In court, an American Civil Liberties Union of Nevada lawyer told the seven justices that voters wouldn’t know that amending the Nevada Constitution to define “personhood” as beginning at conception would let advocates advance efforts to ban abortions, restrict common forms of birth control and affect end-of-life questions.
“These are hot-button, critical issues,” ACLU attorney Lee Rowland said, urging the state’s only appellate court to uphold a lower court ruling in January that the initiative is vague and violates state law limiting ballot questions to one subject.
“There needs to be some information in there that lets the voters know what’s going on,” Rowland said.
Justices appeared skeptical of overruling the lower court based on Personhood Nevada lawyer Michael Peters’ argument that the lower court judge erred in examining anything more than the legality of the wording.
Justice James Hardesty asked Peters if there was a difference between considering the constitutionality of the proposed initiative and determining whether it “impacts other provisions in our laws beyond the stated purpose of the initiative.”
“You’re limited in looking at, in this case, the eight operative words in determining the single subject,” Peters responded. “It’s an ‘on-its-face’ analysis.”
“Does this fully inform the voters, ultimately, as to what they’re voting on, what they’re amending in the Constitution?” Justice Michael Douglas asked. “Or is it so open-ended that they’re not sure what the meaning is?”
Peters told Douglas, the first black justice on the Nevada Supreme Court, that the initiative aimed to extend civil rights to a person at conception.
“In essence you’re asking us to define when life begins,” Douglas said. “Does it do that? Is it clear in all cases?”
“It does define human beings and when life begins,” Peters responded.
More than 50 people ranging from right-to-life advocates to Planned Parenthood representatives filled the courtroom gallery for the oral arguments in Las Vegas.
A day earlier, another branch of the national organization Personhood USA gained enough signatures to put an anti-abortion proposal on the Mississippi ballot in 2011.
A similar proposal goes before Colorado voters this fall, and Personhood USA leader Keith Mason said signatures were being gathered for constitutional amendments in Missouri, California, Florida and Montana. Mason tallied about 40 states in which the organization was working toward changing laws.
Rowland urged the Nevada high court to consider the effects of eight words “that are only fleshed out and that only have meaning once you read the description of effects.”

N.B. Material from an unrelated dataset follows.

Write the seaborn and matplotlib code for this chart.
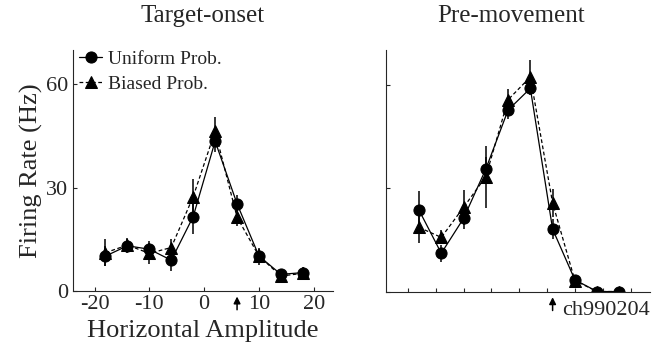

“So your argument is that the sentence encompasses more than a single subject?” asked Hardesty, who posed most of the questions during the 30-minute hearing.
“Absolutely,” Rowland replied. “Allowing it to go through simply because of its brevity, I think, poses a very real danger to the citizens of Nevada, which is that the initiative process starts to be used for vague, semantic and theoretical ideas.”